Business Auto Coverage
If your business owns, leases, or regularly uses vehicles for its operations, you should consider purchasing business auto coverage. This type of coverage pays for losses your business suffers due to accidents involving company-owned cars and trucks. It can also help protect you from liability claims resulting from damage or injury caused by an employee acting within the scope of their employment.
Umbrella Policy Protection
An umbrella policy is a stand-alone policy that provides an extra layer of protection over and above your other policies. It can provide coverage for liability, commercial auto, or property damage claims, depending on the type of coverage you have. Umbrella policies are flexible, so you can purchase as much or as little coverage as you need to suit your individual business needs. It is essential to note that umbrella policies do not provide any mandatory coverages required by state law, such as workers' compensation or liability coverage.
Cyber Liability Insurance
Cyber liability insurance is relatively new to the small business insurance market. However, as the use of electronic equipment and data networks has grown, so too have the number of cyber risks. Cyber liability insurance protects businesses against losses caused by a data breach or information theft that could lead to identity theft or other financial damages. This coverage typically includes costs associated with hiring an external worker to aid recovery, legal expenses, data recovery efforts, notification costs to affected individuals, and many others.
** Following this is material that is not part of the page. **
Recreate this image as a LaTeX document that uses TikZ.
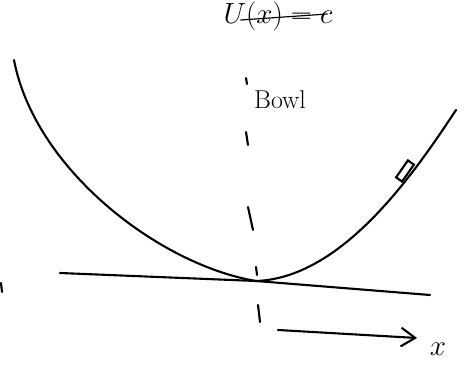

Small businesses and startups often work on a tight budget. As a result, it might be tempting to forgo certain types of insurance that aren't required by law. A survey of 30,000 business owners conducted by Next Insurance found that 44% of responding businesses have never had insurance. Unfortunately, such a risk could end up costing your business way more than the monthly premiums would. For instance, if a customer slips and falls on your property, injuring themselves in the process, it typically costs up to $20,000 to settle a subsequent lawsuit, according to insurance provider Insureon. And when accidents happen, business insurance helps pay for damages you'd otherwise have to cover out-of-pocket.